Ingulf & The Saving (Mill 6 Collaborative: Boston, 2004)
The two plays by David L. Williams that Mill 6 Collaborative will do for one more weekend are so full of delicious surprises and carefully kept secrets that anything I say will spoil everything. I will say that THE SAVING is a beautifully constructed monologue full of pauses and unfinished sentences, swallowed phrases and asides --- and Adam Soule plays them like a virtuoso. And INGULF is an absurdist play with outlandishly unbelievable things forced on a "typical" modern American family. It's funnier than the first play, and bigger. I recommend them to any adventurous theatre-goer.
- Larry Stark of TheaterMirror.com
Tess' Last Night (W&W Productions: New York City, 2003)

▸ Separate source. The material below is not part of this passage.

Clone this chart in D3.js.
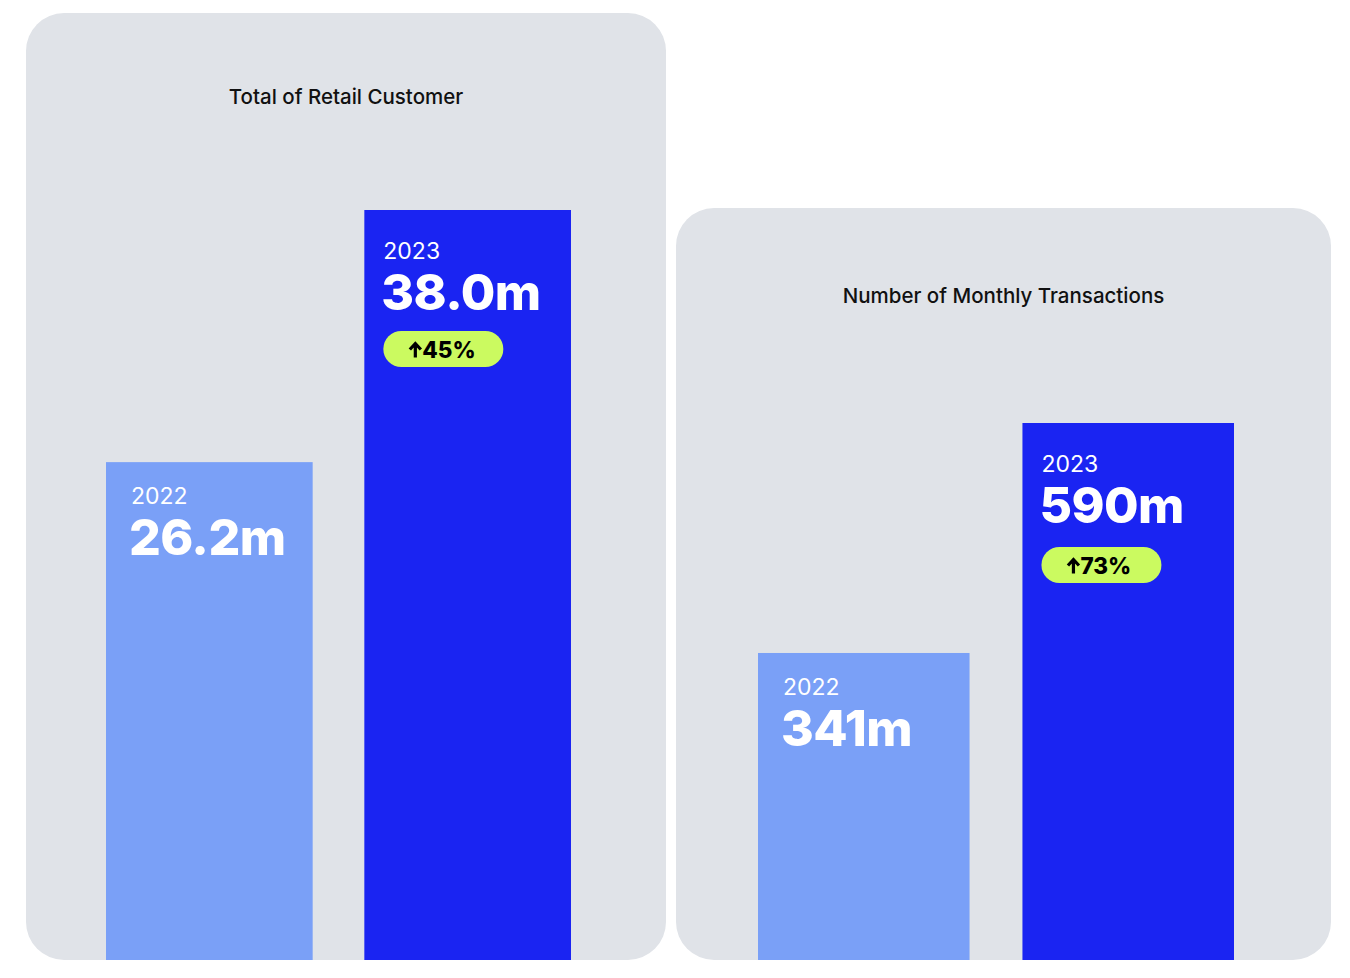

With cheeky aplomb, Tess' Last Night skewers the time-honored conventions of the backstage musical. Set in the insular world of children's theatre, Tess' Last Night may be laced with too many in-jokes to make it as commercially viable as another recent Off-Off-Broadway musical that went on to fame, Tonys, and a long run on Broadway, but it nevertheless has more pointed satire and genuine belly laughs than most shows of this genre. David L. Williams's book is the strongest asset here: delightfully crude, self-deprecatingly hilarious, and always on-target as it lampoons classic backstage clichés with racy, adult humor.
- Doug DeVita of OOBR.com
The Armageddon Dance Party (W&W Productions: New York City, 2006)
Among the many great things about the Fringe Festival is that it makes theatre available on Mondays, when almost all venues are usually blacked out. 34 different shows are on today, to be exact, including Armageddon Dance Party, David L. Williams' inspired, hilarious take on our precarious times, in which a couple does what comes naturally when they hear the end of times is nigh: invite people over and crank up the music to drown out the horror and sadness welling up from within. Smart writing and great acting got it a gold star in yesterday's reviews and is the sort of Fringe show that should get an extension, but in case it doesn't be sure to go now.
- Mallory Jensen of Gothamist.com
David L. Williams’ delightfully absurd new play brings in some politics and serious thought under the guise of fast-paced comedy and sheer silliness, and the youthful cast pulls it off with high energy and panache. As the show begins, John and Michelle (Tommy Day and Lordan Napoli) are trying to figure out whether Armageddon is here, as they believe they just heard on the news. They’re pretty sure it is but it’s a hard thing to wrap their heads around, so they invite their friends, and their friends’ friends, over for a dance party. As the night wears on and the idea of the end of the world sinks in, everyone’s spirits sink, though they improve them by talking about what they won’t miss in the world, and jamming to good music, and having sex in the stairwell, and doing things they’ve always wanted to do like kill someone. The writing is quite intelligent and often witty, and any snarkiness smoothed over by the likeability of the characters ... one leaves the theater both grinning and a little pensive and troubled. <Armageddon Dance Party is fun to watch and fully engaging in the best sense; it doesn’t try to convey a precise message, but it invites real reflection amidst the laughter, a winning combination solidified by the talented cast and nearly seamless production.